We are highly indebted to Alopex for his report of Mr Bakewell’s third lecture, which if we have not misplaced his memoranda is full as deficient in method as those we have already laid before our auditory. Much indeed may be attributed to the unhappy state of poor Alopex for all of us know that “when love is in, the wit is out”, a proverb if not as old as Father Adam’s time, might have been so, as our common Papa would be compelled to acknowledge if he ventured to show his reverend face in our Society. Mr Bakewell however cannot be entirely exonerated from the charge of abrupt transition as he frequently exhibits a partiality for this Pindaric manner of discoursing, and in some instances we think he has exceeded the antient bard we allude to in poetic exaggeration, but notwithstanding this, his lectures contain much valuable information.

We are sorry our worthy correspondent (who has not furnished us with a signature by which we may distinguish him) did not send us his versified recipe for a cold before the wind changed and the weather became warm. However as winter will return and coughs and colds will again be in fashion we hope his labours will not be lost. The antients of whom we must always speak reverently took this method of preserving for posterity their most sublime and useful discoveries. Truth in this condensed and musical form sunk into the mind and remained in the memory always ready for use. And if our friends will treasure up these lines in like manner when they are attacked by a cold they will know the means by which the enemy is to be repelled and where to find the necessary weapons.
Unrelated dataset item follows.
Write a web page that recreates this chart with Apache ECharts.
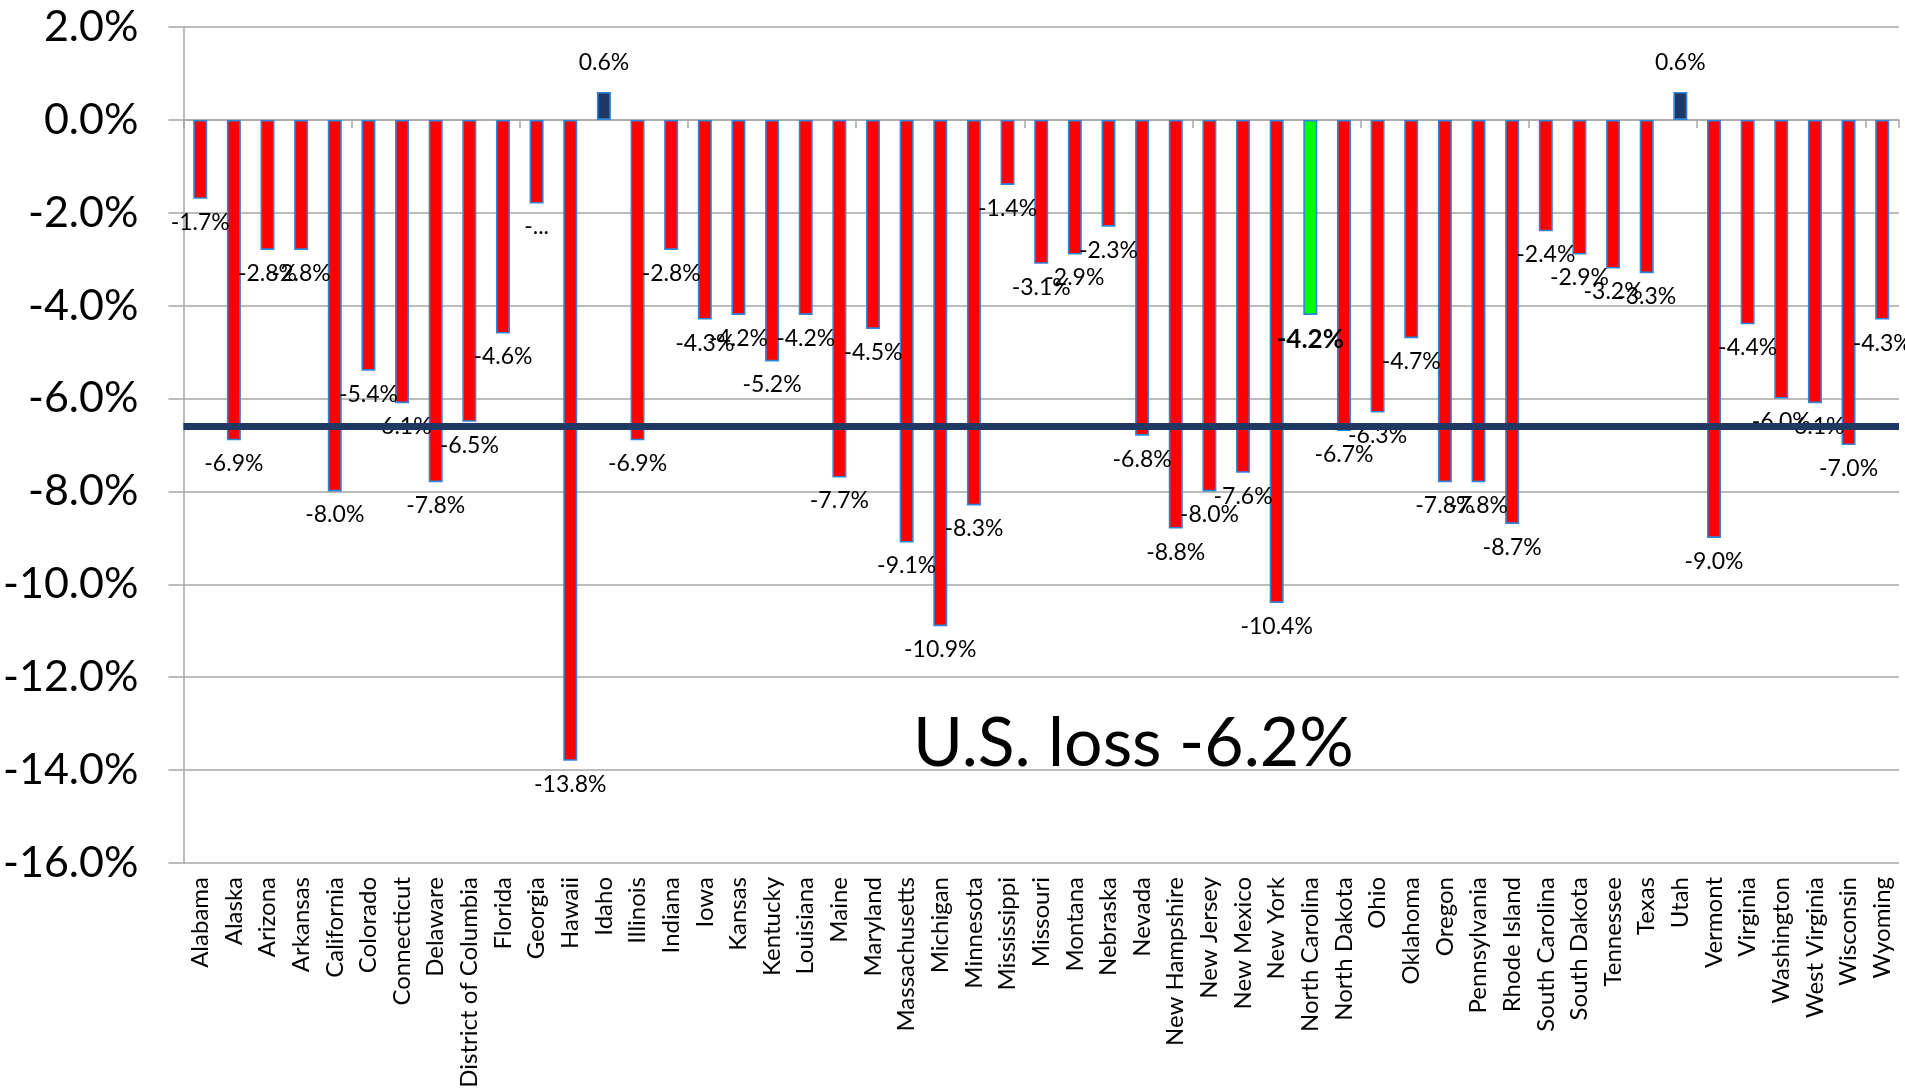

Of the other short poems selected for this evening’s reading we shall make no particular remarks. We believe that some of them have been written by the author of the Pleasures of Human Life, a poem not yet published; but of which we venture to say that it will be difficult to find a series of nearly twelve hundred lines that can rival it in pathos and every poetic excellence. The little pieces that are now to be read compared with the Pleasures of Human Life are like the labels on apothecaries’ boxes painted by Raphael when set besides his transfiguration. But they display the hand of a Master that can do little things with grace.

The readings will conclude with the four First Cantos of the Sylphiad, a poem on the same subject as the Restoration. It was begun last year but those who remember what was then written will perceive great improvement and we doubt not but the conclusion will equal in spirit and poetry such a promising commencement.